[WORK TO BE COMPLETED]
A single run of lines is to be printed exactly: starting at the line with "Rebuild this chart" and ending at the line with "import * as", both included. Leave the pictures out.

[STORED RECORDS]
········

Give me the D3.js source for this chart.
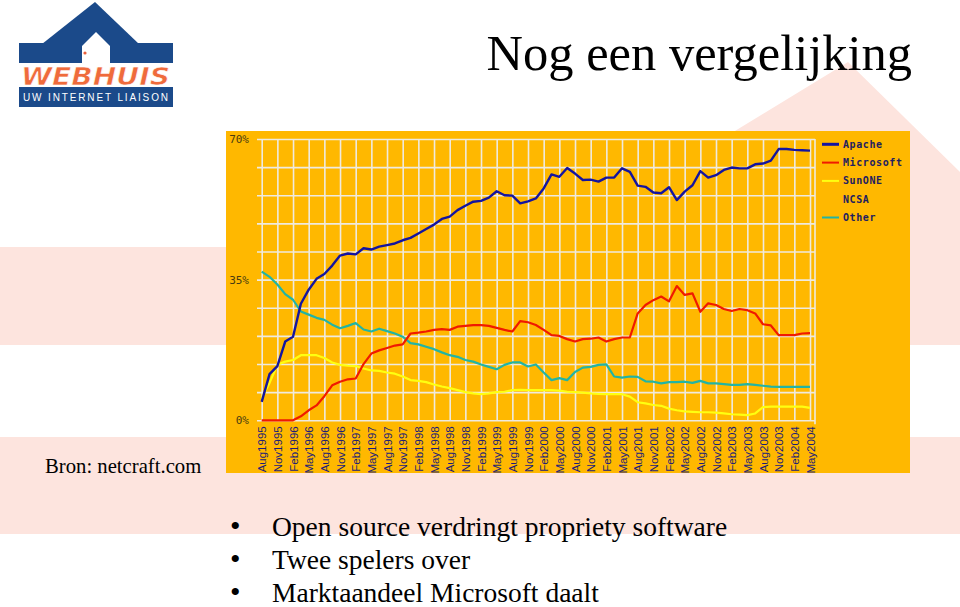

········

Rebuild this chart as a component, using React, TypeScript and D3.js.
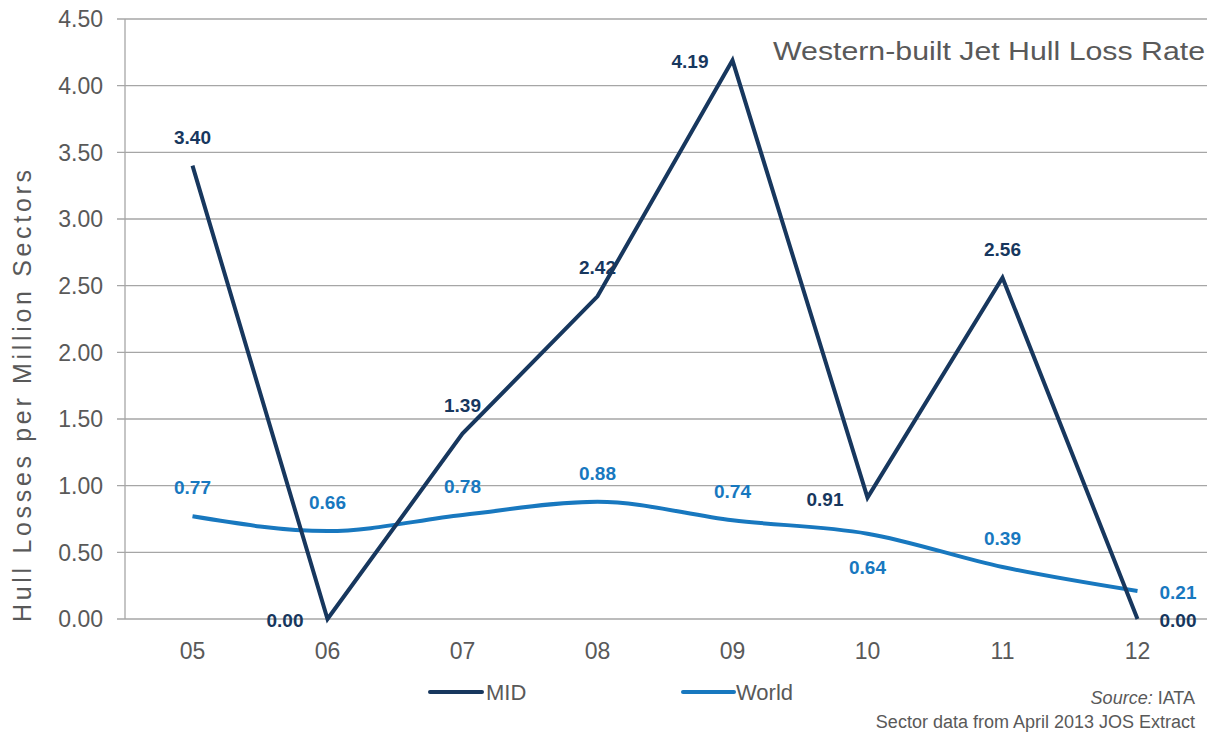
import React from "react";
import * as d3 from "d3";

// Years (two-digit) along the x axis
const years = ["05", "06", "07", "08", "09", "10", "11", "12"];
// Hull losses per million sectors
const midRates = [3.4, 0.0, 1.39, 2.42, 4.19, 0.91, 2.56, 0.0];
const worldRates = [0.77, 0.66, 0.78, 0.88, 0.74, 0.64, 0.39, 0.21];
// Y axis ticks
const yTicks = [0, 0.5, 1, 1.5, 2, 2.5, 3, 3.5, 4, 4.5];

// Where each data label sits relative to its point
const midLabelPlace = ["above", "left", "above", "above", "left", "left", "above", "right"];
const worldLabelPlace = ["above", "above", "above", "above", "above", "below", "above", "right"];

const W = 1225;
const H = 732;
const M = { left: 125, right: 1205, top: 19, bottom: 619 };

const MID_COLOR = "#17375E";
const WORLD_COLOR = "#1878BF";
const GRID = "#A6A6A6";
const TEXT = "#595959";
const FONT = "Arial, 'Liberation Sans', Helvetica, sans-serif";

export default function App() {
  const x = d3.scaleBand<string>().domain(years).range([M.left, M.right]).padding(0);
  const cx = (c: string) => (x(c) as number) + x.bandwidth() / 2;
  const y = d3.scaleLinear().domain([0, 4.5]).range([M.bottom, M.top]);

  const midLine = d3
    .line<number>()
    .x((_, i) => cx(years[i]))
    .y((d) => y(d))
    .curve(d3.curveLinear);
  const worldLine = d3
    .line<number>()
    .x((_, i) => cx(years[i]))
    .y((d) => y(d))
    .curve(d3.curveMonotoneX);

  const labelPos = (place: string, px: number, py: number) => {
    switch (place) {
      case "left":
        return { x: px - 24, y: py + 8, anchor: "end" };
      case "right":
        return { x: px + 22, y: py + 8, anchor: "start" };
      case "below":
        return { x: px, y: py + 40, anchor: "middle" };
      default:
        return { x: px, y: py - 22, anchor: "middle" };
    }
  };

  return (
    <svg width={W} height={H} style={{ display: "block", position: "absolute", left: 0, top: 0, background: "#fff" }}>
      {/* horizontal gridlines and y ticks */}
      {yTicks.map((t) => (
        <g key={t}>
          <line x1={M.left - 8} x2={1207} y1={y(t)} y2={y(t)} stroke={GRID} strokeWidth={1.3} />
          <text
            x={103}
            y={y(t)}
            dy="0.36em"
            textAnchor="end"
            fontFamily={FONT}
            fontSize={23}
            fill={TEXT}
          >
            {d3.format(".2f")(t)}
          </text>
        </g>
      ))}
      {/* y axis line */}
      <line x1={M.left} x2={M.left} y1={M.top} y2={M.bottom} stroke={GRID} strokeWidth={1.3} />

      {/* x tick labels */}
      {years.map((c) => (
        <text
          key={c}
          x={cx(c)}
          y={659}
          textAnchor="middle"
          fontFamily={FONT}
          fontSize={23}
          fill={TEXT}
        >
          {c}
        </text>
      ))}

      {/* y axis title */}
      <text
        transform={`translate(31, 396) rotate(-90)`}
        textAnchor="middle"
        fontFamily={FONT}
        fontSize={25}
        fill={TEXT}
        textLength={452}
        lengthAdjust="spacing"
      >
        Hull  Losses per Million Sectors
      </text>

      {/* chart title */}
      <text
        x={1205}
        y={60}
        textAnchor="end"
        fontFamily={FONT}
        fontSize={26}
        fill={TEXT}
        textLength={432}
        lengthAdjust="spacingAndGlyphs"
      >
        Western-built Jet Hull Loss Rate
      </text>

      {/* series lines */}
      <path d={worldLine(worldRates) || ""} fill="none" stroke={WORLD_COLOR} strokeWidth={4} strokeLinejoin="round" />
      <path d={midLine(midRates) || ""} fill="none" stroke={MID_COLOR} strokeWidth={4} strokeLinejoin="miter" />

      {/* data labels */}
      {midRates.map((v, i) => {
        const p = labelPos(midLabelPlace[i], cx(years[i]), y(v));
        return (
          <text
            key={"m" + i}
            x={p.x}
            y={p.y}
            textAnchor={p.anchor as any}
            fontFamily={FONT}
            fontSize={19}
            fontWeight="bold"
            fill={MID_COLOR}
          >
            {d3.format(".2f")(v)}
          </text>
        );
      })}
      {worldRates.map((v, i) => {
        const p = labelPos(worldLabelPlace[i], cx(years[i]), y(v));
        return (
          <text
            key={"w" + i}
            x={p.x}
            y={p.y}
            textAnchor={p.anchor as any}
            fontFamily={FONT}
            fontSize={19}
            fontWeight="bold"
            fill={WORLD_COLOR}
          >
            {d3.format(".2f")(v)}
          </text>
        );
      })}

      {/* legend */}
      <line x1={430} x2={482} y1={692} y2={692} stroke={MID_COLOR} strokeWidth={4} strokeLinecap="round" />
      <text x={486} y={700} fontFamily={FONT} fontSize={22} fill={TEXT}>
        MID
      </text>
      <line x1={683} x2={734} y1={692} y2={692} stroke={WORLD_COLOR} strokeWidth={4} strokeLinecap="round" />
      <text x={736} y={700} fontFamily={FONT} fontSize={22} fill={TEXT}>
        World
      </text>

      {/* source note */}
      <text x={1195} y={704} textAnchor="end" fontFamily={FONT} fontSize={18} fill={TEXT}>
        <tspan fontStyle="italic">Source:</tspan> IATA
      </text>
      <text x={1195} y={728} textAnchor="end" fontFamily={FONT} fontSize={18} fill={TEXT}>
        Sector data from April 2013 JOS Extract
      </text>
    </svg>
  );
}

········

[OUTPUT FOR THIS EXERCISE]
Rebuild this chart as a component, using React, TypeScript and D3.js.
import React from "react";
import * as d3 from "d3";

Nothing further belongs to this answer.